Hi all, our team recently created a list with [20 Dockerfile best practices](https://sysdig.com/blog/dockerfile-best-practices/).
Including the most known ones:
👮♀️ Do not run images as root.
⚛️ Use distroless base images.
But also others I never heard before:
🔢 Using multi stage builds.
✅ Implement linters as soon as in development.
What I usually find with these listings is that they are really nice on paper, but then there are tons of minor details that make them impossible to implement.
So my questions are:
1. Is there a best practice you are missing from that list?
2. Which ones are harder to implement for you?
I think you should specify what context you use Docker.
Using multistage builds and implementing linters are both pretty specific to building software applications.
They are irrelevant to someone trying to start a minecraft image on their synology NAS, just to reference something that was a recent top post in this sub.
I don’t think there is a single set of best practices. Docker is a generally useful tool across a ton of use cases.
It’s more a list about best practices around docker in general, not just Dockerfile or even just images. But yah, pretty general stuff.
we have a base image for the company that gets regular updates. That image has the basics like the user, certificates, proxy, basic dependencies.
The rest of the images are based on that one and implement whatever we need.
We try to build a base image for each technology. For example we have a python image that is based on the base image. Then we have django, flask and ML images that are based on that base python image. This way we leverage layer caching and we reduce the amount of images to maintain.
Security patch? no problem, update the base image and schedule a cascade of rebuilds.
We also use quay that has vulnerability scans.
We use multi-stage builds for images that require compilation and have build dependencies.
For example for java we build on a large jdk image and copy the contents to a slim jre image.
What is a “distroless” base image?
Implement image annotations defined at [https://github.com/opencontainers/image-spec/blob/master/annotations.md](https://github.com/opencontainers/image-spec/blob/master/annotations.md) . You’ll thank yourself when you find some important container running somewhere and nobody can figure out where it came from, or which specific version it was. Fully labeling your containers at build time gives you very useful breadcrumbs as to whence it came.
>What I usually find with these listings is that they are really nice on paper, but then there are tons of minor details that make them impossible to implement.
Not really sure what issues you’re having. We use hadolint and have no problems. I actually wish it would catch more things.
Low level best practices (how to write a Dockerfile)

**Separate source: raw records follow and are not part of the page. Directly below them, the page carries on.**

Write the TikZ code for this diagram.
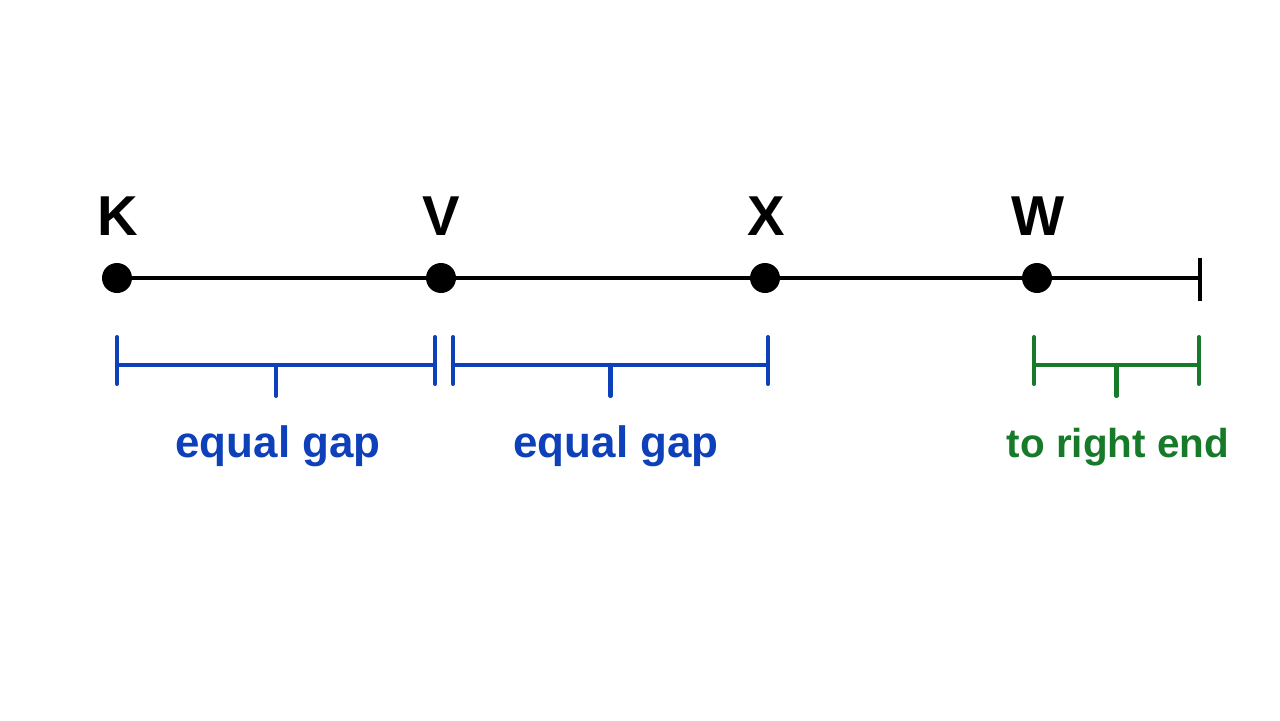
\documentclass[tikz,border=0pt]{standalone}
\usepackage{fontspec}
\setmainfont{Liberation Sans}
\usetikzlibrary{positioning,calc}
\definecolor{gapblue}{RGB}{14,64,186}
\definecolor{endgreen}{RGB}{22,122,40}

\begin{document}
\begin{tikzpicture}[
    x=0.02cm, y=-0.02cm,
    % --- STYLES ---
    pt/.style={circle, fill=black, minimum size=0.6cm, inner sep=0pt},
    ptlabel/.style={font=\fontsize{32}{38}\selectfont\bfseries, anchor=base},
    numline/.style={line width=2.2pt, draw=black},
    bracket/.style={line width=2.3pt, line cap=round},
    gaplabel/.style={font=\fontsize{25}{30}\selectfont\bfseries, anchor=base}
]

\useasboundingbox[fill=white] (0,0) rectangle (1280,720);

% ===== 1. COORDINATES =====
\def\yLine{278}
\def\yLabel{235}
\def\yBar{365}
\def\yText{457}

% ===== 2. POINTS ON THE LINE =====
\coordinate (R) at (1200,\yLine);

\draw[numline] (117,\yLine) coordinate (K0) -- (R);
\draw[numline] ([yshift=0.40cm]R) -- ([yshift=-0.46cm]R);

\node[pt] (K) at (117,\yLine) {};
\node[pt] (V) at (441,\yLine) {};
\node[pt] (X) at (765,\yLine) {};
\node[pt] (W) at (1037,\yLine) {};

\node[ptlabel] (lK) at (118,\yLabel) {K};
\node[ptlabel] (lV) at (441,\yLabel) {V};
\node[ptlabel] (lX) at (766,\yLabel) {X};
\node[ptlabel] (lW) at (1038,\yLabel) {W};

% ===== 3. GAP BRACKETS =====
% K -- V
\coordinate (b1L) at (117,\yBar);
\coordinate (b1R) at (435,\yBar);
\coordinate (b1M) at ($(b1L)!0.5!(b1R)$);
\draw[bracket, gapblue] (b1L) -- (b1R);
\draw[bracket, gapblue] ([yshift=0.56cm]b1L) -- ([yshift=-0.38cm]b1L);
\draw[bracket, gapblue] ([yshift=0.56cm]b1R) -- ([yshift=-0.38cm]b1R);
\draw[bracket, gapblue] (b1M) -- ([yshift=-0.62cm]b1M);

% V -- X
\coordinate (b2L) at (453,\yBar);
\coordinate (b2R) at (768,\yBar);
\coordinate (b2M) at ($(b2L)!0.5!(b2R)$);
\draw[bracket, gapblue] (b2L) -- (b2R);
\draw[bracket, gapblue] ([yshift=0.56cm]b2L) -- ([yshift=-0.38cm]b2L);
\draw[bracket, gapblue] ([yshift=0.56cm]b2R) -- ([yshift=-0.38cm]b2R);
\draw[bracket, gapblue] (b2M) -- ([yshift=-0.62cm]b2M);

% W -- right end
\coordinate (b3L) at (1034,\yBar);
\coordinate (b3R) at (1199,\yBar);
\coordinate (b3M) at ($(b3L)!0.5!(b3R)$);
\draw[bracket, endgreen] (b3L) -- (b3R);
\draw[bracket, endgreen] ([yshift=0.56cm]b3L) -- ([yshift=-0.38cm]b3L);
\draw[bracket, endgreen] ([yshift=0.56cm]b3R) -- ([yshift=-0.38cm]b3R);
\draw[bracket, endgreen] (b3M) -- ([yshift=-0.62cm]b3M);

% ===== 4. TEXTS =====
\node[gaplabel, text=gapblue] (t1) at (278,\yText) {equal gap};
\node[gaplabel, text=gapblue] (t2) at (616,\yText) {equal gap};
\node[gaplabel, text=endgreen, font=\fontsize{23}{28}\selectfont\bfseries] (t3) at (1118,\yText) {to right end};

\end{tikzpicture}
\end{document}
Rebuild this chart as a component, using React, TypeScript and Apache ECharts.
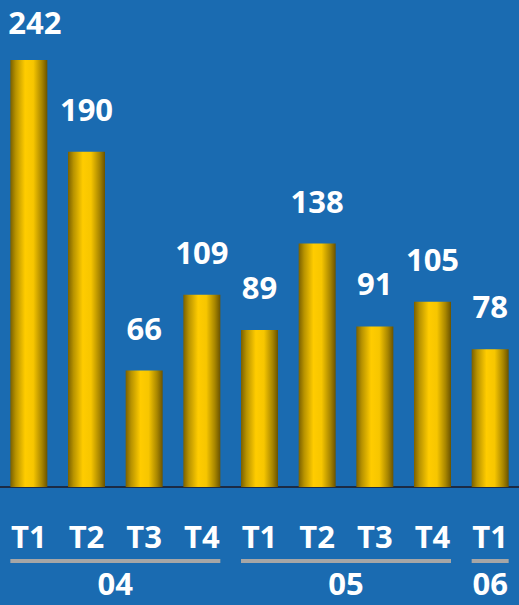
import React, { useEffect, useRef } from "react";
import * as echarts from "echarts";

const categories = ["T1", "T2", "T3", "T4", "T1", "T2", "T3", "T4", "T1"];
const values = [242, 190, 66, 109, 89, 138, 91, 105, 78];
// groups: [first category index, last category index, label]
const groupStarts = [0, 4, 8];
const groupEnds = [3, 7, 8];
const groupLabels = ["04", "05", "06"];

const FONT = "'Open Sans', 'DejaVu Sans', sans-serif";
const BAR_W = 37;

export default function App() {
  const ref = useRef<HTMLDivElement>(null);
  useEffect(() => {
    if (!ref.current) return;
    const chart = echarts.init(ref.current, undefined, { renderer: "svg" });
    const groupData = groupStarts.map((s, i) => [s, groupEnds[i], groupLabels[i]]);
    const barData = values.map((v, i) =>
      i === 0 ? { value: v, label: { offset: [6, 5] } } : v
    );
    chart.setOption({
      animation: false,
      backgroundColor: "#1a6bb1",
      grid: { left: 0, right: 0, top: 0, bottom: 118, containLabel: false },
      xAxis: {
        type: "category",
        data: categories,
        axisLine: { show: true, lineStyle: { color: "#1b2b45", width: 2 } },
        axisTick: { show: false },
        axisLabel: {
          color: "#ffffff",
          fontFamily: FONT,
          fontWeight: "bold",
          fontSize: 31,
          lineHeight: 31,
          margin: 33,
        },
      },
      yAxis: {
        type: "value",
        min: 0,
        max: 276,
        show: false,
        splitLine: { show: false },
      },
      series: [
        {
          type: "bar",
          data: barData,
          barWidth: BAR_W,
          itemStyle: {
            color: new echarts.graphic.LinearGradient(0, 0, 1, 0, [
              { offset: 0, color: "#7a6000" },
              { offset: 0.15, color: "#b89300" },
              { offset: 0.4, color: "#ffcc00" },
              { offset: 0.62, color: "#f7c600" },
              { offset: 0.85, color: "#a88600" },
              { offset: 1, color: "#6a5300" },
            ]),
          },
          label: {
            show: true,
            position: "top",
            distance: 31,
            lineHeight: 24,
            color: "#ffffff",
            fontFamily: FONT,
            fontWeight: "bold",
            fontSize: 31,
          },
        },
        {
          type: "custom",
          clip: false,
          silent: true,
          data: groupData,
          encode: { x: [0, 1] },
          renderItem: (params: any, api: any) => {
            const s = api.value(0);
            const e = api.value(1);
            const label = groupLabels[params.dataIndex];
            const p0 = api.coord([s, 0]);
            const p1 = api.coord([e, 0]);
            const x0 = p0[0] - BAR_W / 2;
            const x1 = p1[0] + BAR_W / 2;
            const y = p0[1];
            return {
              type: "group",
              children: [
                {
                  type: "line",
                  shape: { x1: x0, y1: y + 74, x2: x1, y2: y + 74 },
                  style: { stroke: "#a6a6a6", lineWidth: 4 },
                },
                {
                  type: "text",
                  x: (x0 + x1) / 2,
                  y: y + 96,
                  style: {
                    text: label,
                    fill: "#ffffff",
                    font: `bold 31px ${FONT}`,
                    align: "center",
                    verticalAlign: "middle",
                  },
                },
              ],
            };
          },
        },
      ],
    });
    return () => chart.dispose();
  }, []);
  return (
    <div
      ref={ref}
      style={{ position: "fixed", left: 0, top: 0, width: 519, height: 605 }}
    />
  );
}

[https://www.docker.com/blog/intro-guide-to-dockerfile-best-practices/](https://www.docker.com/blog/intro-guide-to-dockerfile-best-practices/)
High level best practices (how to use/build Dockerfiles)
[https://codefresh.io/containers/docker-anti-patterns/](https://codefresh.io/containers/docker-anti-patterns/)
I’m a fullstack developer and this is my solution:
if I work on reactjs + docker. I will use docker multistage. 1 stage for build / 1 stage for static serve.
Reduce the image size as much as possible (use distroless, debian / alpine)
DO NOT include env file / env prod into Dockerfile
In some case, native library is not fully supported on alpine / debian or deprecated.
I have a talk coming out tomorrow for Docker’s Community All Hands event that covers best practices around creating a docker-compose.yml and Dockerfile. It pulls everything together into an example app. It’s a 35 minute live demo.
Your list is good and I follow a lot of those recommendations in practice, but at a glance:
One thing I would change is your health check. I like to define it in my docker-compose.yml file because then it only gets used when using Docker Compose and Swarm, and then if you decide to use Kubernetes you can use its checks. I know technically it disables it, but from a conceptual level it feels right to define it in a spot where it won’t interfere with an orchestrator that doesn’t use it.
Another thing is to use the array syntax for CMD. It’ll make sure your process in the container runs as PID 1 instead of `sh -c “…”`.
I also think one thing to remember is best practices are basically opinions that 1 or more people informally agree upon, so it’s expected opinions differ and they also change over time. I know my Docker best practices blog post from 2018 differs a lot from what I do current day.